━━━━━ Input ━━━━━

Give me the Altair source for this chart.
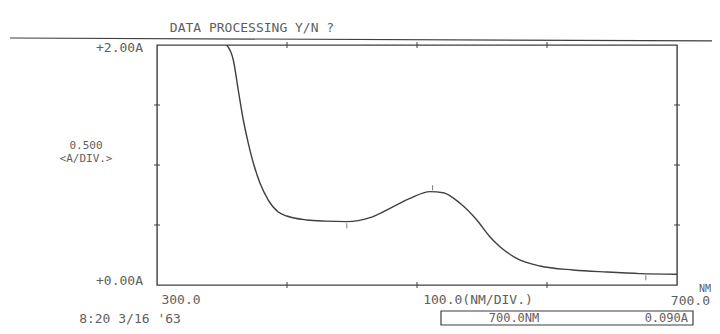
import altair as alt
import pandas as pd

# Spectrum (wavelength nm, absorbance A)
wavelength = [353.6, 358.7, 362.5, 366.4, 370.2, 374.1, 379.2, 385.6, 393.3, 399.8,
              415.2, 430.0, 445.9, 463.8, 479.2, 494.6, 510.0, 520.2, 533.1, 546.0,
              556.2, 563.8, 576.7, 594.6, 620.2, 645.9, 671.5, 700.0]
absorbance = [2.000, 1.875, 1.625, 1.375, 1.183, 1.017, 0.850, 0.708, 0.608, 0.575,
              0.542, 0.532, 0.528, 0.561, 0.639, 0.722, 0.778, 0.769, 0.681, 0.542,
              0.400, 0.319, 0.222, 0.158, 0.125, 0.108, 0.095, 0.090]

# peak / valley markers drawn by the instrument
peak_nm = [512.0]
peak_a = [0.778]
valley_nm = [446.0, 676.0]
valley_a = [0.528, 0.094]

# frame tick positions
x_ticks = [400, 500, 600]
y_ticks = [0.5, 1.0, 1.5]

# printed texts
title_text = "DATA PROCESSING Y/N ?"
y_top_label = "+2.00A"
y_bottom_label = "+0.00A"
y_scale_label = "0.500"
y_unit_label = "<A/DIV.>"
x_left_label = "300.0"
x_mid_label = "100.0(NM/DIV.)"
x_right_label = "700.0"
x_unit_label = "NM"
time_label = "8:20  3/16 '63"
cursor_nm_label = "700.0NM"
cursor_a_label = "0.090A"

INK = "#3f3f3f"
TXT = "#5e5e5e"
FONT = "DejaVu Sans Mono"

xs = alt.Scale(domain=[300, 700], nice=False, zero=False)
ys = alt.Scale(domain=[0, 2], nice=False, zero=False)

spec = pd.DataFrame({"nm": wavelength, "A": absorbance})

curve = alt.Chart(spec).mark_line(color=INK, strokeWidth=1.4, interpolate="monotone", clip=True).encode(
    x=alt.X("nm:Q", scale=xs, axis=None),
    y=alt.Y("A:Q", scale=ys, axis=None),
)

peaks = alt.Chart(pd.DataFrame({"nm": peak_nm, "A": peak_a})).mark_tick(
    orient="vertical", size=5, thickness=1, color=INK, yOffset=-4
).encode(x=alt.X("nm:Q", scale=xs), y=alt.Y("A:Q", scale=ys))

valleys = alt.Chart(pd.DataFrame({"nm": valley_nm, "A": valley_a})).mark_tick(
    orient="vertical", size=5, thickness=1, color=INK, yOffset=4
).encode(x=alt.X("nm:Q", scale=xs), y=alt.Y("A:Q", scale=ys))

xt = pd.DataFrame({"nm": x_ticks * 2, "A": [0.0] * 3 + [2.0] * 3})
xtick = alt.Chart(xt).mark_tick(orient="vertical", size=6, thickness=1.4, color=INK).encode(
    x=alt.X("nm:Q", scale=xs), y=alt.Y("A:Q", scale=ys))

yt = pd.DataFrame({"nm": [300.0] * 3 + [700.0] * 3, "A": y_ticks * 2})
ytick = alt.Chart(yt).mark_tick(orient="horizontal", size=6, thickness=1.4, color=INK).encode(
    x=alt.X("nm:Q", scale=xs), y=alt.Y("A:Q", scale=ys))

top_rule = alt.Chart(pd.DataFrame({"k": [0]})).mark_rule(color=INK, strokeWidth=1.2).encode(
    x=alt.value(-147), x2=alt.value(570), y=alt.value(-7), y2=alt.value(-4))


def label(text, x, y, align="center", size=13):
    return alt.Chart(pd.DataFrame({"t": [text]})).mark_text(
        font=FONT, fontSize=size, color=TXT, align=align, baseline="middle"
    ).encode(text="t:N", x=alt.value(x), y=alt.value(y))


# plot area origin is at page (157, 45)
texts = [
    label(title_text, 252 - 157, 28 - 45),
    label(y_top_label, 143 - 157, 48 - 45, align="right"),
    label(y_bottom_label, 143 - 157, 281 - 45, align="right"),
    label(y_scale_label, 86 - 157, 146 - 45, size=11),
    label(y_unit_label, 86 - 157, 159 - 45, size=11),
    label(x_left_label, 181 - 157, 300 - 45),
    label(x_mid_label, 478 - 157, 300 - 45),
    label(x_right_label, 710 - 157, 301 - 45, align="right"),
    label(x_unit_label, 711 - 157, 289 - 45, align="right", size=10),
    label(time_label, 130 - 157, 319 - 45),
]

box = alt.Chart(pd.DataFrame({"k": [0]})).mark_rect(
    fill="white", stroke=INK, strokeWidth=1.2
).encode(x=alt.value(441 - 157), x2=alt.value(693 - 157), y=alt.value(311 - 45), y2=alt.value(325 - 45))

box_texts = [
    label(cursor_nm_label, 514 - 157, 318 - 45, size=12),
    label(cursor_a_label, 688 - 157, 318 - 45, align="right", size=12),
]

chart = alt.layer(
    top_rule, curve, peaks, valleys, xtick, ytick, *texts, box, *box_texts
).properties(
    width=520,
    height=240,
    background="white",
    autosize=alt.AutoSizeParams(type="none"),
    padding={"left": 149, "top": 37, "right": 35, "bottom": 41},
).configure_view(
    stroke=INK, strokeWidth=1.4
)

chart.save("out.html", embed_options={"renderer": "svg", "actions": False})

━━━━━
━━━━━ Input ━━━━━

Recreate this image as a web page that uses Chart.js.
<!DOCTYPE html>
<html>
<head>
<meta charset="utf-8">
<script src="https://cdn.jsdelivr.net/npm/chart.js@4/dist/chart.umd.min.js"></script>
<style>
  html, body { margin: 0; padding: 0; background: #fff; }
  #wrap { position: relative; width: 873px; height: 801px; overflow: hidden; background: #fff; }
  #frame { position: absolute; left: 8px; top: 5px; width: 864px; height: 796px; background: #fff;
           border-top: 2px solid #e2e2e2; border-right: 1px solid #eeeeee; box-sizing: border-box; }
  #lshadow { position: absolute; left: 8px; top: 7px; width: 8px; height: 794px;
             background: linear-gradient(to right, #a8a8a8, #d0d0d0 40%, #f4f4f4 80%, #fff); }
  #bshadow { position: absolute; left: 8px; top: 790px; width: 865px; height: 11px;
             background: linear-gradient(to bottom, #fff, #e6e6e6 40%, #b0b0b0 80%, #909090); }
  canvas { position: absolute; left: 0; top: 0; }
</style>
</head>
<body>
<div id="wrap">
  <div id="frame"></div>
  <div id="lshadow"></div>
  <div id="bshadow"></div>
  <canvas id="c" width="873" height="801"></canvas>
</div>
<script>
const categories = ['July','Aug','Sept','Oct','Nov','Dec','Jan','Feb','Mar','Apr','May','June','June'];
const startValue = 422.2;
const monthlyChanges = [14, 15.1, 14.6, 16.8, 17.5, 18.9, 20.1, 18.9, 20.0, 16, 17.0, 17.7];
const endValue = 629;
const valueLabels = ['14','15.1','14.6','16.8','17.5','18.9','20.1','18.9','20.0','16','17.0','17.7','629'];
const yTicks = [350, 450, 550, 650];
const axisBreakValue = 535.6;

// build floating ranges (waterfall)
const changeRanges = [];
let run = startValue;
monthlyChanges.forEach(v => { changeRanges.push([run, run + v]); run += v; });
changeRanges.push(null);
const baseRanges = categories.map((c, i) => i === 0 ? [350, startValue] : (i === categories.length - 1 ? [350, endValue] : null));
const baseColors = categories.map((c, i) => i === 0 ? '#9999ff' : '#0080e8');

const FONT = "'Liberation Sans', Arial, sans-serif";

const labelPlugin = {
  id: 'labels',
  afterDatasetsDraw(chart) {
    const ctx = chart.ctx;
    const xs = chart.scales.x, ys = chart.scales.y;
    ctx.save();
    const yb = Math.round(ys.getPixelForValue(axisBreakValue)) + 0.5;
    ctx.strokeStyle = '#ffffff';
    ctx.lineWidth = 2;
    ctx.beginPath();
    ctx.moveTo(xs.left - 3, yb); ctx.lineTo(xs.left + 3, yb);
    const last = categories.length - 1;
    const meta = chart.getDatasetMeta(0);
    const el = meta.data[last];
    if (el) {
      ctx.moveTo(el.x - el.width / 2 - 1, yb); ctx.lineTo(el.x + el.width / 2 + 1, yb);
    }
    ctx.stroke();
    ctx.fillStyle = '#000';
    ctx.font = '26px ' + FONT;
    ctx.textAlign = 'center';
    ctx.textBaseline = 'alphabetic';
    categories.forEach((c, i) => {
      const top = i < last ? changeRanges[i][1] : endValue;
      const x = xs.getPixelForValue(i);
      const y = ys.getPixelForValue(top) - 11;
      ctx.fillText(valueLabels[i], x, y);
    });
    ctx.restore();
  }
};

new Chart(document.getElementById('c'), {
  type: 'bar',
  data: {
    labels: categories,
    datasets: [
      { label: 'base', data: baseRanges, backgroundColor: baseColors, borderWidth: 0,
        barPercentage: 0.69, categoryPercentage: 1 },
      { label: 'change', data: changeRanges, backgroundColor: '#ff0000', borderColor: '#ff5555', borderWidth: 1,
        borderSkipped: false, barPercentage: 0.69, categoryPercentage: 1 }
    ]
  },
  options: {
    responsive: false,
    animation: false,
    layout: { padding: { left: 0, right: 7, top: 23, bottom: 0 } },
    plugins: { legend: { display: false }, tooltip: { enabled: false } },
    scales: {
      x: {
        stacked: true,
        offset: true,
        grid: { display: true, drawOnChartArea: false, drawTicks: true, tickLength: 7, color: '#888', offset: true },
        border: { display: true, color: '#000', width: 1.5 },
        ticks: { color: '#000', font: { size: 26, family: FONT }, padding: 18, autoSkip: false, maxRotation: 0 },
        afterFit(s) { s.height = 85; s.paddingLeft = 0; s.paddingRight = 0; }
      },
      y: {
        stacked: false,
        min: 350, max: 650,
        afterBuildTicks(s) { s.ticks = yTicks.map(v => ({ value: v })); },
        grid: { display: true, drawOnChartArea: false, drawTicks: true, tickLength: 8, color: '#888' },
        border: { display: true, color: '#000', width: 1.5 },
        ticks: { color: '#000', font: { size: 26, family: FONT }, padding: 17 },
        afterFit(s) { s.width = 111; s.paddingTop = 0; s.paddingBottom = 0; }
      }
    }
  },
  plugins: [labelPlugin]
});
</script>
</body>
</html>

━━━━━

• What is needed
Quote word for word only the lines above from the one containing "Give me the Altair source for this chart." through the one containing "valley_a = [0.528, 0.094]". Pictures stay out of your copy.

• Exercise answer
Give me the Altair source for this chart.
import altair as alt
import pandas as pd

# Spectrum (wavelength nm, absorbance A)
wavelength = [353.6, 358.7, 362.5, 366.4, 370.2, 374.1, 379.2, 385.6, 393.3, 399.8,
              415.2, 430.0, 445.9, 463.8, 479.2, 494.6, 510.0, 520.2, 533.1, 546.0,
              556.2, 563.8, 576.7, 594.6, 620.2, 645.9, 671.5, 700.0]
absorbance = [2.000, 1.875, 1.625, 1.375, 1.183, 1.017, 0.850, 0.708, 0.608, 0.575,
              0.542, 0.532, 0.528, 0.561, 0.639, 0.722, 0.778, 0.769, 0.681, 0.542,
              0.400, 0.319, 0.222, 0.158, 0.125, 0.108, 0.095, 0.090]

# peak / valley markers drawn by the instrument
peak_nm = [512.0]
peak_a = [0.778]
valley_nm = [446.0, 676.0]
valley_a = [0.528, 0.094]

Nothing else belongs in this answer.